DATA LINES:

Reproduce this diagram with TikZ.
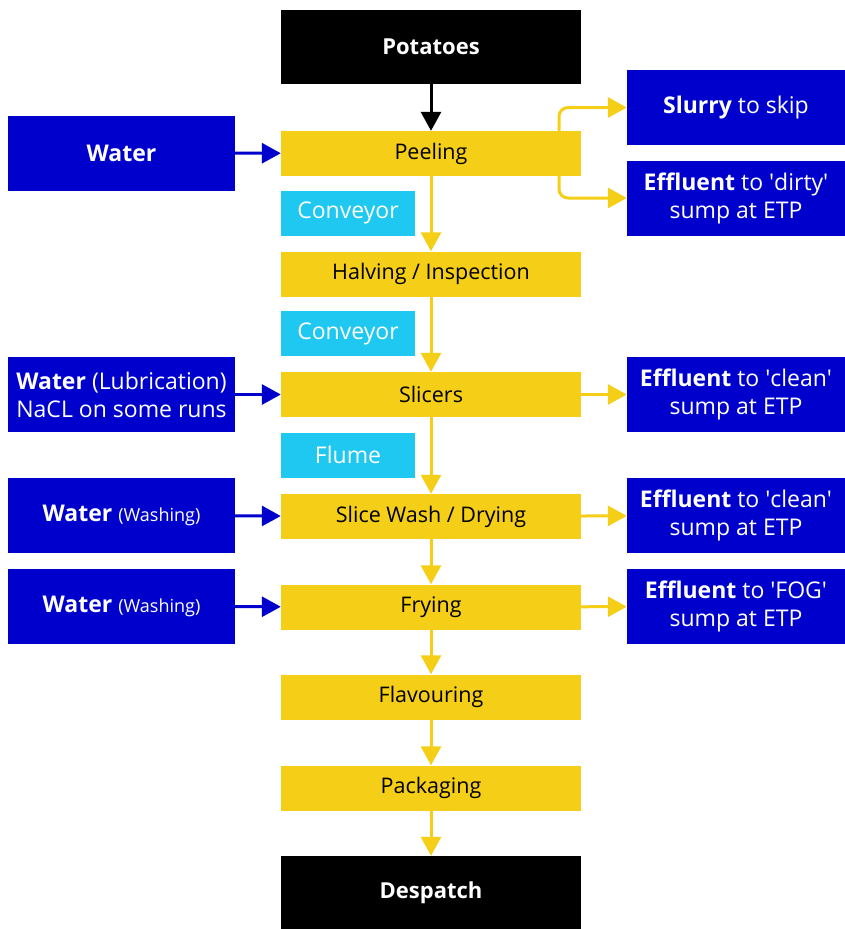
\documentclass[tikz,border=0pt]{standalone}
\usepackage{fontspec}
\setmainfont{Open Sans}
\usetikzlibrary{arrows.meta,backgrounds}
\definecolor{pblue}{RGB}{0,0,205}
\definecolor{pyellow}{RGB}{245,206,24}
\definecolor{pcyan}{RGB}{30,200,240}
\newcommand{\sq}{\textquotesingle}
\newcommand{\smalltxt}[1]{{\fontsize{18}{28}\selectfont #1}}
\begin{document}
\begin{tikzpicture}[x=1pt,y=-1pt,
  base/.style={inner sep=0pt, align=center},
  proc/.style={base, fill=pyellow, text=black, minimum width=300pt, minimum height=45pt, font=\fontsize{21.5}{28}\selectfont},
  term/.style={base, fill=black, text=white, minimum width=300pt, minimum height=74pt, font=\fontsize{22}{28}\selectfont\bfseries},
  inbox/.style={base, fill=pblue, text=white, minimum width=227pt, minimum height=75pt, font=\fontsize{23}{28}\selectfont},
  outbox/.style={base, fill=pblue, text=white, minimum width=218pt, minimum height=75pt, font=\fontsize{23}{28}\selectfont},
  tagbox/.style={base, fill=pcyan, text=white, minimum width=134pt, minimum height=45pt, font=\fontsize{23}{28}\selectfont},
  yarr/.style={draw=pyellow, line width=3pt, -{Triangle[length=19pt,width=20pt]}},
  barr/.style={draw=pblue, line width=3pt, -{Triangle[length=19pt,width=20pt]}},
  karr/.style={draw=black, line width=3pt, -{Triangle[length=19pt,width=20pt]}}
]
\useasboundingbox (0,0) rectangle (845,929);

\node[term] (pot) at (431,47) {Potatoes};
\node[proc] (peel) at (431,153.5) {Peeling};
\node[proc] (halv) at (431,274) {Halving / Inspection};
\node[proc] (slic) at (431,394.5) {Slicers};
\node[proc] (wash) at (431,516.5) {Slice Wash / Drying};
\node[proc] (fry) at (431,607) {Frying};
\node[proc] (flav) at (431,697) {Flavouring};
\node[proc] (pack) at (431,788) {Packaging};
\node[term, minimum height=73pt] (desp) at (431,892.5) {Despatch};

\node[tagbox] (conv1) at (348,213) {Conveyor};
\node[tagbox] (conv2) at (348,333.5) {Conveyor};
\node[tagbox] (flume) at (348,455) {Flume};

\node[inbox] (w1) at (121.5,153) {\textbf{Water}};
\node[inbox] (w2) at (121.5,394.5) {\textbf{Water} (Lubrication)\\NaCL on some runs};
\node[inbox] (w3) at (121.5,515.5) {\textbf{Water} \smalltxt{(Washing)}};
\node[inbox] (w4) at (121.5,606.5) {\textbf{Water} \smalltxt{(Washing)}};

\node[outbox] (slurry) at (736,107.5) {\textbf{Slurry} to skip};
\node[outbox] (dirty) at (736,198) {\textbf{Effluent} to \sq dirty\sq\\sump at ETP};
\node[outbox] (clean1) at (736,394.5) {\textbf{Effluent} to \sq clean\sq\\sump at ETP};
\node[outbox] (clean2) at (736,515.5) {\textbf{Effluent} to \sq clean\sq\\sump at ETP};
\node[outbox] (fog) at (736,606.5) {\textbf{Effluent} to \sq FOG\sq\\sump at ETP};

\coordinate (split) at (559,153.5);
\begin{scope}[on background layer]
\draw[yarr, rounded corners=9pt] (split) |- (slurry.west);
\draw[yarr, rounded corners=9pt] (split) |- (dirty.west);
\end{scope}

\draw[karr] (pot) -- (peel);
\draw[yarr] (peel) -- (halv);
\draw[yarr] (halv) -- (slic);
\draw[yarr] (slic) -- (wash);
\draw[yarr] (wash) -- (fry);
\draw[yarr] (fry) -- (flav);
\draw[yarr] (flav) -- (pack);
\draw[yarr] (pack) -- (desp);

\draw[barr] (w1) -- (peel);
\draw[barr] (w2) -- (slic);
\draw[barr] (w3) -- (wash);
\draw[barr] (w4) -- (fry);

\draw[yarr] (slic) -- (clean1);
\draw[yarr] (wash) -- (clean2);
\draw[yarr] (fry) -- (fog);
\end{tikzpicture}
\end{document}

GIVEN PROBLEM: Without including any picture, repeat the data exactly.

FINAL ANSWER:
Reproduce this diagram with TikZ.
\documentclass[tikz,border=0pt]{standalone}
\usepackage{fontspec}
\setmainfont{Open Sans}
\usetikzlibrary{arrows.meta,backgrounds}
\definecolor{pblue}{RGB}{0,0,205}
\definecolor{pyellow}{RGB}{245,206,24}
\definecolor{pcyan}{RGB}{30,200,240}
\newcommand{\sq}{\textquotesingle}
\newcommand{\smalltxt}[1]{{\fontsize{18}{28}\selectfont #1}}
\begin{document}
\begin{tikzpicture}[x=1pt,y=-1pt,
  base/.style={inner sep=0pt, align=center},
  proc/.style={base, fill=pyellow, text=black, minimum width=300pt, minimum height=45pt, font=\fontsize{21.5}{28}\selectfont},
  term/.style={base, fill=black, text=white, minimum width=300pt, minimum height=74pt, font=\fontsize{22}{28}\selectfont\bfseries},
  inbox/.style={base, fill=pblue, text=white, minimum width=227pt, minimum height=75pt, font=\fontsize{23}{28}\selectfont},
  outbox/.style={base, fill=pblue, text=white, minimum width=218pt, minimum height=75pt, font=\fontsize{23}{28}\selectfont},
  tagbox/.style={base, fill=pcyan, text=white, minimum width=134pt, minimum height=45pt, font=\fontsize{23}{28}\selectfont},
  yarr/.style={draw=pyellow, line width=3pt, -{Triangle[length=19pt,width=20pt]}},
  barr/.style={draw=pblue, line width=3pt, -{Triangle[length=19pt,width=20pt]}},
  karr/.style={draw=black, line width=3pt, -{Triangle[length=19pt,width=20pt]}}
]
\useasboundingbox (0,0) rectangle (845,929);

\node[term] (pot) at (431,47) {Potatoes};
\node[proc] (peel) at (431,153.5) {Peeling};
\node[proc] (halv) at (431,274) {Halving / Inspection};
\node[proc] (slic) at (431,394.5) {Slicers};
\node[proc] (wash) at (431,516.5) {Slice Wash / Drying};
\node[proc] (fry) at (431,607) {Frying};
\node[proc] (flav) at (431,697) {Flavouring};
\node[proc] (pack) at (431,788) {Packaging};
\node[term, minimum height=73pt] (desp) at (431,892.5) {Despatch};

\node[tagbox] (conv1) at (348,213) {Conveyor};
\node[tagbox] (conv2) at (348,333.5) {Conveyor};
\node[tagbox] (flume) at (348,455) {Flume};

\node[inbox] (w1) at (121.5,153) {\textbf{Water}};
\node[inbox] (w2) at (121.5,394.5) {\textbf{Water} (Lubrication)\\NaCL on some runs};
\node[inbox] (w3) at (121.5,515.5) {\textbf{Water} \smalltxt{(Washing)}};
\node[inbox] (w4) at (121.5,606.5) {\textbf{Water} \smalltxt{(Washing)}};

\node[outbox] (slurry) at (736,107.5) {\textbf{Slurry} to skip};
\node[outbox] (dirty) at (736,198) {\textbf{Effluent} to \sq dirty\sq\\sump at ETP};
\node[outbox] (clean1) at (736,394.5) {\textbf{Effluent} to \sq clean\sq\\sump at ETP};
\node[outbox] (clean2) at (736,515.5) {\textbf{Effluent} to \sq clean\sq\\sump at ETP};
\node[outbox] (fog) at (736,606.5) {\textbf{Effluent} to \sq FOG\sq\\sump at ETP};

\coordinate (split) at (559,153.5);
\begin{scope}[on background layer]
\draw[yarr, rounded corners=9pt] (split) |- (slurry.west);
\draw[yarr, rounded corners=9pt] (split) |- (dirty.west);
\end{scope}

\draw[karr] (pot) -- (peel);
\draw[yarr] (peel) -- (halv);
\draw[yarr] (halv) -- (slic);
\draw[yarr] (slic) -- (wash);
\draw[yarr] (wash) -- (fry);
\draw[yarr] (fry) -- (flav);
\draw[yarr] (flav) -- (pack);
\draw[yarr] (pack) -- (desp);

\draw[barr] (w1) -- (peel);
\draw[barr] (w2) -- (slic);
\draw[barr] (w3) -- (wash);
\draw[barr] (w4) -- (fry);

\draw[yarr] (slic) -- (clean1);
\draw[yarr] (wash) -- (clean2);
\draw[yarr] (fry) -- (fog);
\end{tikzpicture}
\end{document}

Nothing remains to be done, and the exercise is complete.